As a Government spending review approaches, Arts Council England and the Creative Industries Federation have joined forces to put forward an unashamedly economic case for funding culture.
Achievements in the creative industries are “umbilically linked to the deep talent pool of the publicly funded arts”, according to Alan Bishop, CEO of the Creative Industries Federation (CIF).
In the foreword to a new report building the case for public funding of the arts, he says that although the post-war success of British music, advertising, film and fashion is widely recognised, “the reasons for that success seem to be less well understood”.
The report, jointly produced by Arts Council England (ACE) and CIF, sets out to unpack those reasons, explaining how state support for culture helps develop talent, create jobs and stimulate growth, as well as supporting innovation and new business models.
It argues that public funding for the arts is essential to support the creative industries and the wider UK economy, and points out that as well as nurturing creative talent and contributing directly to the economy, public investment in culture has powerful knock-on effects by attracting businesses to areas and supporting tourism.
Announcing the report, Bishop said: “In these times of great political uncertainty and turmoil, there are very few certainties. The two great certainties are death and taxation. There is also of course a third certainty, which is a forthcoming public spending review.”
He added: “Despite the constant avowal and assertion of the intrinsic value of arts and culture, funding for art and culture is still often treated as a discretionary spend which is somehow secondary to the needs of what are defined as being more essential services like the NHS.
But art and culture do not only make a huge contribution in their own right to the taxation which funds those essential services. They are also the principal reason for the constantly acclaimed commercial success of the creative industries, which make an even larger contribution to the public purse, which funds those essential services we all value.”
He assured the sector that “we will always press the intrinsic value of art and culture, but that is no reason for neglecting the very powerful commercial justification for what that art and culture provides for the nation”.
Inspiration and innovation
Publicly funded arts organisations, says Bishop, “did not only set standards and give inspiration – they were often the direct source of the exceptional artists, musicians, dancers, producers and technicians who built the commercial creative industries”.
The report lays out the contribution of the arts and culture to the economy. The sector employed 137,250 people in 2016, and every job supports an additional 1.65 jobs in other sectors. The wider creative industries account for one in 11 jobs in the UK – more than manufacturing and financial services – and employment in the sector has grown by 29% between 2010 and 2017, four times faster than the UK economy as a whole.
The document also argues that public investment in culture enables innovation that benefits the wider economy.
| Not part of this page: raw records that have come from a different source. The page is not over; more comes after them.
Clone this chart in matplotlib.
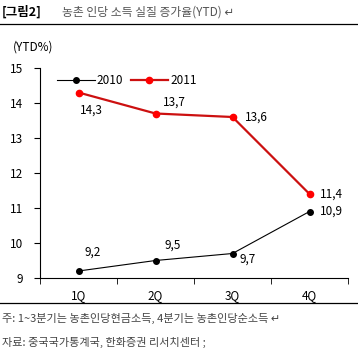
import matplotlib
matplotlib.use("Agg")
import matplotlib.pyplot as plt
from matplotlib.lines import Line2D

plt.rcParams['font.family'] = ['Noto Sans CJK KR', 'DejaVu Sans']

quarters = ['1Q', '2Q', '3Q', '4Q']
y2010 = [9.2, 9.5, 9.7, 10.9]
y2011 = [14.3, 13.7, 13.6, 11.4]
yticks = [9, 10, 11, 12, 13, 14, 15]

W, H = 358, 356
fig = plt.figure(figsize=(W / 100, H / 100), dpi=100)
ax = fig.add_axes([40 / W, 1 - 278 / H, 308 / W, 210 / H])

x = list(range(len(quarters)))
ax.plot(x, y2010, color='black', lw=0.8, marker='o', ms=4, label='2010')
ax.plot(x, y2011, color='#cc1010', lw=1.6, marker='o', ms=4.5,
        markerfacecolor='red', markeredgecolor='red', label='2011')

def fmt(v):
    return f"{v:.1f}".replace('.', ',')

# data labels (offsets in pixels)
off2010 = [(14, 19), (17, 15), (15, -6), (22, 0)]
for xi, v, (dx, dy) in zip(x, y2010, off2010):
    ax.annotate(fmt(v), (xi, v), xytext=(dx, dy), textcoords='offset pixels',
                ha='center', va='center', fontsize=8.5)
off2011 = [(13, -18), (19, 11), (24, 0), (22, 0)]
for xi, v, (dx, dy) in zip(x, y2011, off2011):
    ax.annotate(fmt(v), (xi, v), xytext=(dx, dy), textcoords='offset pixels',
                ha='center', va='center', fontsize=8.5)

ax.set_xlim(-0.5, 3.5)
ax.set_ylim(9, 15)
ax.set_yticks(yticks)
ax.set_xticks(x)
ax.set_xticklabels(quarters)
ax.set_xticks([-0.5, 0.5, 1.5, 2.5, 3.5], minor=True)
ax.tick_params(axis='x', which='major', length=0, pad=8, labelsize=8.5)
ax.tick_params(axis='x', which='minor', length=4, direction='out')
ax.tick_params(axis='y', length=4, direction='out', pad=8, labelsize=8.5)
for s in ['top', 'right']:
    ax.spines[s].set_visible(False)
for s in ['left', 'bottom']:
    ax.spines[s].set_linewidth(0.8)

ax.legend(loc='upper left', bbox_to_anchor=(0.02, 1.02), ncol=2, frameon=False,
          fontsize=8.5, handlelength=3.2, columnspacing=0.6, handletextpad=0.2)

# header / footer
fig.text(2 / W, 1 - 12 / H, '[그림2]', fontsize=9, fontweight='bold', va='center')
fig.text(62 / W, 1 - 12 / H, '농촌 인당 소득 실질 증가율(YTD) ↵', fontsize=8.5,
         color='#555555', va='center')
fig.add_artist(Line2D([0, 1], [1 - 24 / H, 1 - 24 / H], color='black', lw=0.9))
fig.text(13 / W, 1 - 47 / H, '(YTD%)', fontsize=8.5, va='center')
fig.add_artist(Line2D([0, 1], [1 - 303 / H, 1 - 303 / H], color='black', lw=0.9))
fig.text(2 / W, 1 - 318 / H, '주: 1~3분기는 농촌인당현금소득, 4분기는 농촌인당순소득 ↵',
         fontsize=8, color='#444444', va='center')
fig.text(2 / W, 1 - 342 / H, '자료: 중국국가통계국, 한화증권 리서치센터 ;',
         fontsize=8, color='#444444', va='center')

fig.savefig('out.png', dpi=100)
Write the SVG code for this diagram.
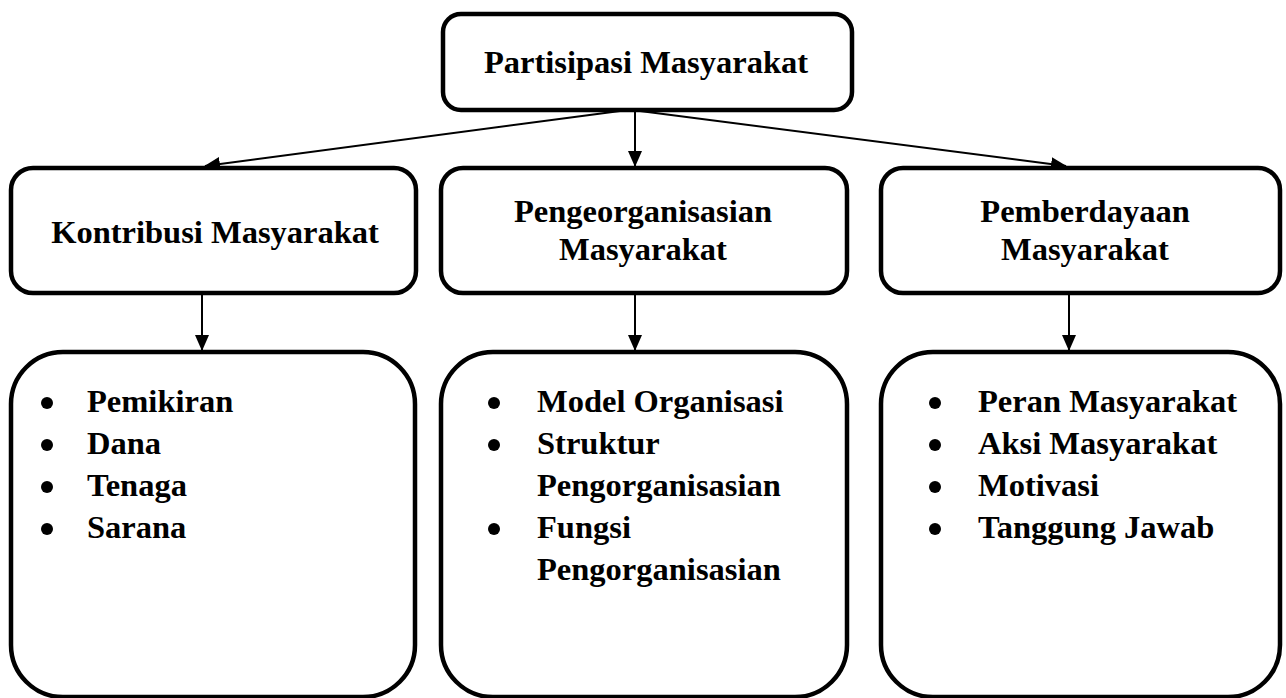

It gives examples including the National Theatre’s ‘immersive storytelling studio’, dedicated to working with technologies such as virtual reality, augmented reality, and 360-degree films, and Sheffield Doc/Fest, a documentary and non-fiction storytelling festival which “champions new talent and innovation to ensure industry remains at the cutting edge”.
And it stresses that public investment can be crucial to kick-starting successful cultural sector business models that depend on a wide range of income streams. The creative, digital and music sector development agency Generator North East, it says, has used funding from ACE as a National Portfolio Organisation to “increase its revenue by 400% in the last financial year”, and public investment also helped the Colchester-based video game developer Fourth State to establish a successful business.
Speaking on a panel at the launch of the report, Kate Levin, Principal for Cultural Assets Management at Bloomberg, said a difficulty for potential funders of culture was the sector’s inherent variety and unpredictability, saying: “In general the risk is that it’s easy to overlook a sector that doesn’t seem like a sector – that we value precisely because it doesn’t standardise, it doesn’t quantify, the return on investment isn’t predictable.”
But she added that over time, the return on investment in culture “may not be predictable, but it is reliable”.
Levin argued that organisations should be less queasy about making an instrumental case for public funding, saying: “I do think the creative sector itself has a resistance to quantifying its benefits, and it’s a bit of an own goal.”
She said her typical advice to organisations seeking support is: “Develop your own metrics. They will be imposed on you one way or another, because for better or worse we are in a moment where people are demanding more accountability, and particularly accountability of not just the spending of public funds, but private investment as well. So you have to be able to describe your value. There can be a little bit of ‘we’re on the side of the angels’ in the creative sector, and the assumption that people understand what those benefits are.”